Seminar leaders:
Torrance Kirby, Professor of Ecclesiastical History, School of Religious Studies, McGill University torrance.kirby@mcgill.ca
Douglas Hedley, Professor of Hermeneutics and Metaphysics, Faculty of Divinity, University of Cambridge rdh26@cam.ac.uk
Sponsored by The Early Modern Conversions Project, McGill University, and funded by the Social Sciences and Humanities Research Council of Canada.

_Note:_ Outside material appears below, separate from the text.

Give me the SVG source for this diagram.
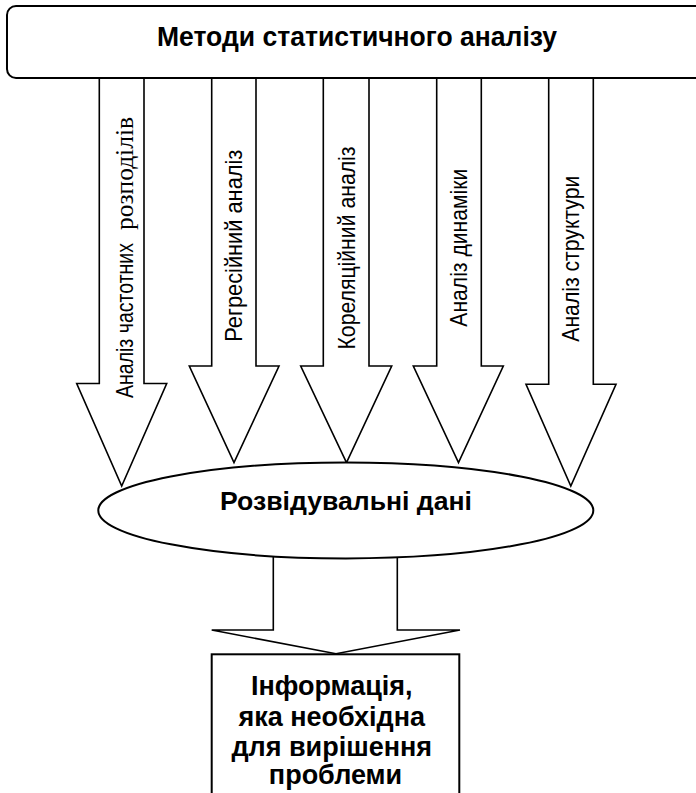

“Metaphysics of Conversion from Late Antiquity to Early Modernity” is a monthlong summer research seminar that will address conversion by focusing on the theme of the anagogy of soul and cosmos in the western intellectual tradition. The seminar will explore conversion not only as a philosophical and religious phenomenon, but also as an approach to early modern thinking about hermeneutics, psychology, and cosmology. In particular we will seek to examine the sources of Renaissance and Early Modern thought (e.g. of Nicholas Cusanus, Marsilio Ficino, Pico della Mirandola, Desiderius Erasmus, Descartes, and the Cambridge Platonists) in the philosophia perennis of Antiquity (Plato, Aristotle, Plotinus, Iamblichus, Pseudo-Dionysius, and Proclus). The key premise of the seminar is that the western intellectual tradition constitutes a continuous unfolding conversation within which ‘conversion’ provides an underlying concept of critical significance.
Usually meeting on weekday afternoons, the seminar will include discussions of readings and analysis of various philosophical and literary sources as participants work on refining their own projects. Participants will be invited to make presentations of their research. Fieldtrips during the seminar will include a visit to the Benedictine Abbey of Saint-Benoit-du-Lac.
Seminars will be held at the School of Religious Studies in the Birks Building. McGill offers helpful resources for research and study including the McLennan Library and the Birks Reading Room. There are additional accessible research facilities at Concordia University, Université de Montréal, and the Jesuit Archives at Collège Ste-Marie.